Given exercise – Leave out the pictures, and retype only the lines from the beginning of the material through the line that contains "plt.rcParams['font.family'] = ['Liberation", including both.

——

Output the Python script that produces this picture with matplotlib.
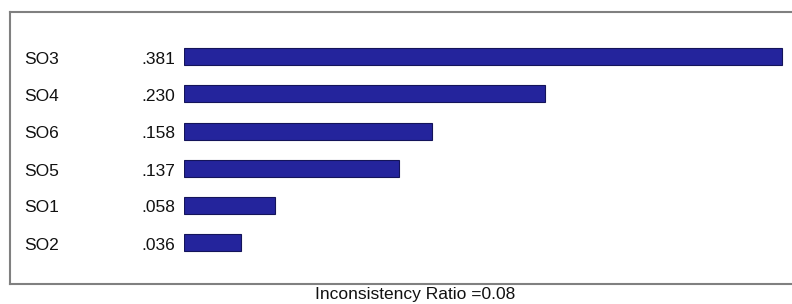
import matplotlib
matplotlib.use("Agg")
import matplotlib.pyplot as plt
import matplotlib.transforms as mtransforms
from matplotlib.lines import Line2D

categories = ["SO3", "SO4", "SO6", "SO5", "SO1", "SO2"]
weights = [0.381, 0.230, 0.158, 0.137, 0.058, 0.036]
value_labels = [".381", ".230", ".158", ".137", ".058", ".036"]
footer = "Inconsistency Ratio =0.08"

plt.rcParams['font.family'] = ['Liberation Sans', 'DejaVu Sans']

W, H = 792, 304
fig = plt.figure(figsize=(W / 100, H / 100), dpi=100)

def px(x0, y0, x1, y1):
    return [x0 / W, 1 - y1 / H, (x1 - x0) / W, (y1 - y0) / H]

ax_left, ax_right, ax_top, ax_bot = 184, 790, 12, 284
ax = fig.add_axes(px(ax_left, ax_top, ax_right, ax_bot))
ax.set_axis_off()
scale = 1570.0  # px per unit
row_px = 37.0
first_row = 57.0
ax.set_xlim(0, (ax_right - ax_left) / scale)
ax.set_ylim((ax_bot - first_row) / row_px, -(first_row - ax_top) / row_px)

ypos = list(range(len(categories)))
ax.barh(ypos, weights, height=17 / row_px, left=0, color="#24249c",
        edgecolor="#14145a", linewidth=0.8)

trans = mtransforms.blended_transform_factory(fig.transFigure, ax.transData)
dy = 3 / row_px
for y, cat, lab in zip(ypos, categories, value_labels):
    ax.text(24 / W, y + dy, cat, transform=trans, ha="left", va="center",
            fontsize=12.5, color="#111111", clip_on=False)
    ax.text(175 / W, y + dy, lab, transform=trans, ha="right", va="center",
            fontsize=12.5, color="#111111", clip_on=False)

# box border (left, top, bottom; right side runs off the image)
lc = "#808080"
fig.add_artist(Line2D([10 / W, 10 / W], [1 - 12 / H, 1 - 284 / H], color=lc, lw=1.5,
                      transform=fig.transFigure))
fig.add_artist(Line2D([10 / W, 1.0], [1 - 12 / H, 1 - 12 / H], color=lc, lw=1.5,
                      transform=fig.transFigure))
fig.add_artist(Line2D([10 / W, 1.0], [1 - 284 / H, 1 - 284 / H], color=lc, lw=1.5,
                      transform=fig.transFigure))

fig.text(415 / W, 1 - 295 / H, footer, ha="center", va="center",
         fontsize=12.5, color="#111111")

fig.savefig("out.png", dpi=100, facecolor="white")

——

Solution to the problem –
Output the Python script that produces this picture with matplotlib.
import matplotlib
matplotlib.use("Agg")
import matplotlib.pyplot as plt
import matplotlib.transforms as mtransforms
from matplotlib.lines import Line2D

categories = ["SO3", "SO4", "SO6", "SO5", "SO1", "SO2"]
weights = [0.381, 0.230, 0.158, 0.137, 0.058, 0.036]
value_labels = [".381", ".230", ".158", ".137", ".058", ".036"]
footer = "Inconsistency Ratio =0.08"

plt.rcParams['font.family'] = ['Liberation Sans', 'DejaVu Sans']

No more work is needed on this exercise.